## Problem statement
Find how many lines contain the word "image" and state that number alone.
Begin Entries shown
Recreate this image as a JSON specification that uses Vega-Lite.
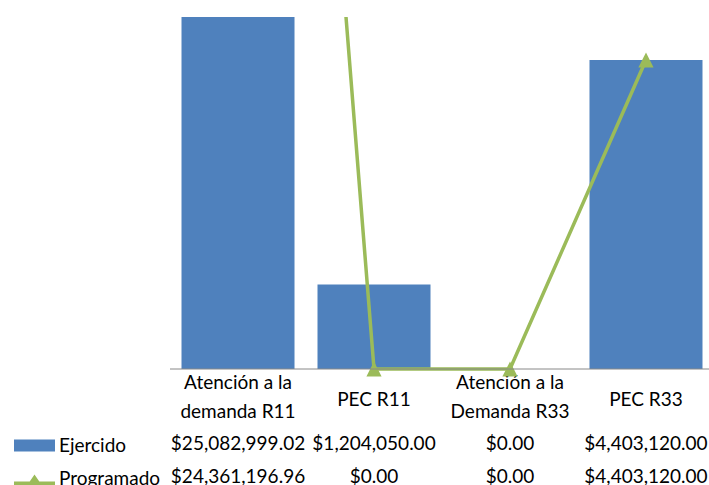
{
  "$schema": "https://vega.github.io/schema/vega-lite/v6.json",
  "autosize": {"type": "none"},
  "width": 539,
  "height": 360,
  "padding": {"left": 170, "top": 17, "right": 0, "bottom": 108},
  "background": "white",
  "config": {"view": {"stroke": null}, "font": "Lato"},
  "datasets": {
    "main": [
      {"cat": "Atención a la\ndemanda R11", "Ejercido": 25082999.02, "Programado": 24361196.96},
      {"cat": "PEC R11", "Ejercido": 1204050.00, "Programado": 0},
      {"cat": "Atención a la\nDemanda R33", "Ejercido": 0, "Programado": 0},
      {"cat": "PEC R33", "Ejercido": 4403120.00, "Programado": 4403120.00}
    ]
  },
  "data": {"name": "main"},
  "encoding": {
    "x": {
      "field": "cat", "type": "nominal", "sort": null,
      "scale": {"range": [0, 544], "paddingInner": 0.169, "paddingOuter": 0.0846},
      "axis": {
        "title": null, "domain": false, "ticks": false, "labelAngle": 0,
        "labelFont": "Lato", "labelFontSize": 19, "labelColor": "#000000",
        "labelBaseline": "middle", "labelLineHeight": 29,
        "labelPadding": {"condition": {"test": "indexof(datum.value, '\\n') < 0", "value": 22}, "value": 5},
        "labelExpr": "split(datum.label, '\\n')"
      }
    }
  },
  "layer": [
    {
      "layer": [
        {
          "mark": {"type": "bar", "clip": true},
          "encoding": {
            "y": {
              "field": "Ejercido", "type": "quantitative",
              "scale": {"domain": [-114000, 5016000], "nice": false, "zero": false},
              "axis": null
            },
            "color": {
              "datum": "Ejercido",
              "scale": {"domain": ["Ejercido", "Programado"], "range": ["#4F81BD", "#9BBB59"]},
              "legend": {
                "title": null, "orient": "none", "legendX": -156, "legendY": 408,
                "values": ["Ejercido", "Programado"],
                "symbolSize": 1681, "symbolStrokeWidth": 0,
                "labelFont": "Lato", "labelFontSize": 19, "labelColor": "#000000",
                "labelOffset": 4, "rowPadding": 2.5,
                "encode": {
                  "symbols": {
                    "update": {
                      "shape": {"signal": "datum.value === 'Ejercido' ? 'M-1,-0.29H1V0.29H-1Z' : 'M-1,0.12H1V0.32H-1Z M-0.37,0.32L0,-0.22L0.37,0.32Z'"},
                      "fill": {"signal": "datum.value === 'Ejercido' ? '#4F81BD' : '#9BBB59'"},
                      "stroke": {"value": "transparent"},
                      "opacity": {"value": 1},
                      "fillOpacity": {"value": 1},
                      "size": {"value": 1681}
                    }
                  }
                }
              }
            }
          }
        },
        {
          "mark": {"type": "line", "clip": true, "strokeWidth": 3.5},
          "encoding": {
            "y": {"field": "Programado", "type": "quantitative"},
            "color": {"datum": "Programado", "legend": null}
          }
        },
        {
          "mark": {"type": "point", "filled": true, "opacity": 1, "shape": "M0,-1L1,1L-1,1Z", "size": 230, "color": "#9BBB59"},
          "encoding": {
            "y": {"field": "Programado", "type": "quantitative"}
          }
        }
      ]
    },
    {
      "data": {"values": [{}]},
      "mark": {"type": "rule", "color": "#888888", "strokeWidth": 1},
      "encoding": {
        "x": null,
        "y": {"datum": 0, "type": "quantitative", "scale": {"domain": [-114000, 5016000], "nice": false, "zero": false}, "axis": null}
      }
    },
    {
      "transform": [{"fold": ["Ejercido", "Programado"], "as": ["serie", "valor"]}],
      "mark": {"type": "text", "font": "Lato", "fontSize": 19, "color": "#000000", "baseline": "alphabetic", "align": "center"},
      "encoding": {
        "y": {
          "field": "serie", "type": "nominal",
          "scale": {"type": "point", "domain": ["Ejercido", "Programado"], "range": [433, 465.5], "padding": 0},
          "axis": null
        },
        "text": {"field": "valor", "type": "quantitative", "format": "$,.2f"}
      }
    }
  ],
  "resolve": {"scale": {"y": "independent"}}
}
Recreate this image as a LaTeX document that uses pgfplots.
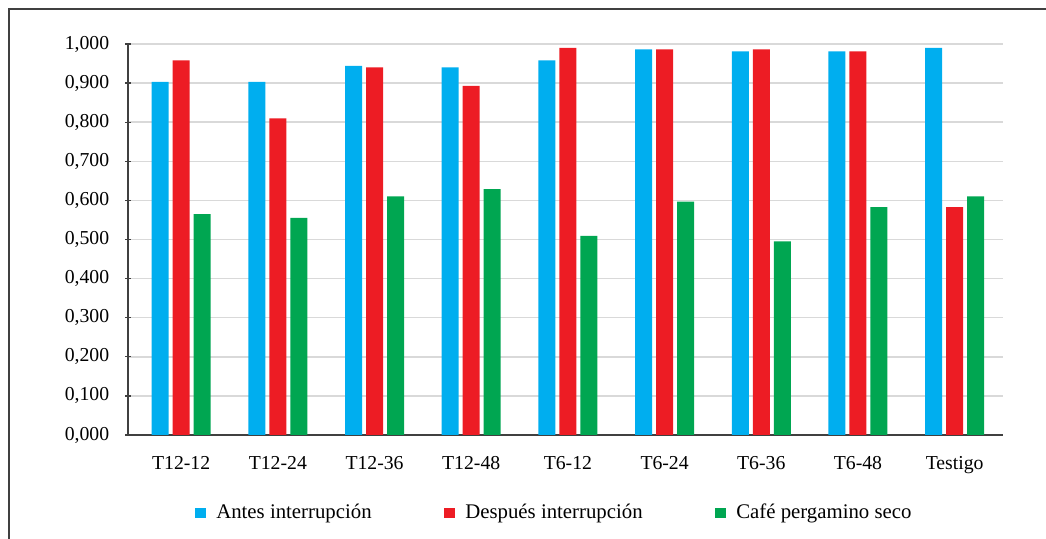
End Entries shown
## Output of the task
2